Le texte susvisé ne fait pas de distinction selon que les transactions ont lieu entre particuliers et professionnels ou, comme en l'espèce, entre professionnels, ni en fonction de la nature des activités de ces derniers et s'applique donc bien à l'activité du prévenu;
La méconnaissance par un professionnel de la réglementation en vigueur constitue nécessairement une négligence ou une imprudence fautive et ne lui permet pas de s'exonérer de sa responsabilité pénale en application de l'article 121-3 du Code pénal.
Thierry F ne démontre pas qu'il se soit trouvé dans l'impossibilité absolue de mentionner la quantité, la dénomination précise et le coût unitaire des marchandises constituant des lots objets des transactions, ni de préciser la date d'échéance et les conditions d'escompte relatives aux factures les accompagnant. Le surcoût et les difficultés économiques éventuelles consécutives à l'application du texte incriminé ne peuvent constituer un élément de force majeur au sens de l'article 122-7 de ce même Code;
C'est donc à bon droit, la matérialité de l'infraction n'étant pas contestée par le prévenu et l'élément intentionnel étant établi, que les premiers juges l'ont retenu dans les liens de la prévention.
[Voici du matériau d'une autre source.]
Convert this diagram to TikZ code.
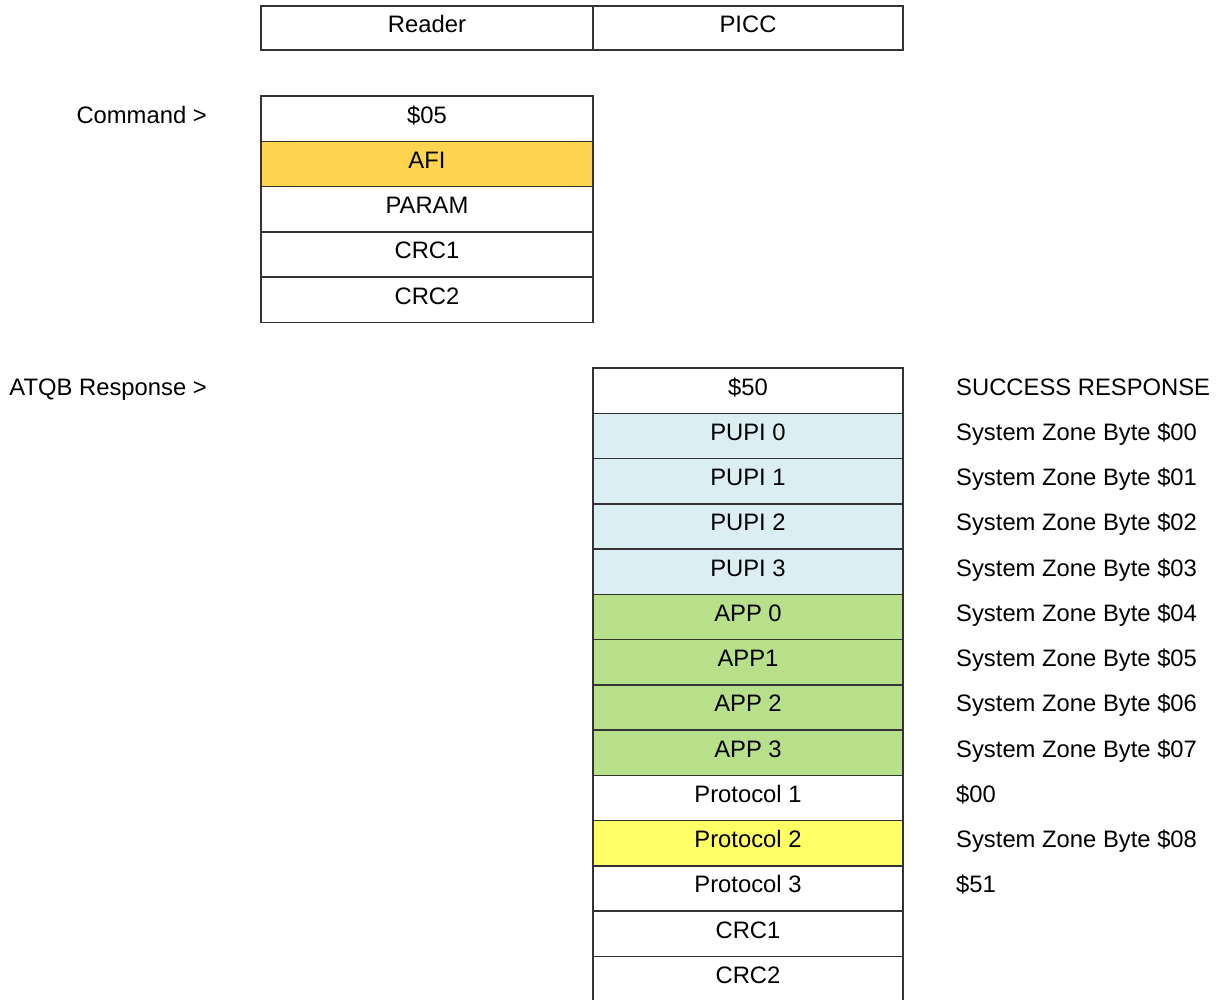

Il convient donc de confirmer le jugement déféré sur la déclaration de culpabilité;
Eu égard à la nature des infractions et à la personnalité du prévenu, la Cour estime de même devoir confirmer le jugement querellé sur la peine, qui constitue une juste application de la loi pénale;
Par ces motifs, LA COUR, statuant publiquement, contradictoirement en application de l'article 411 du Code de procédure pénale à l'égard du prévenu reçoit les appels du prévenu et du Ministère public confirme le jugement entrepris en toutes ses dispositions dit que cette décision est assujettie au droit fixe de procédure de 120 euros dont est redevable le condamné.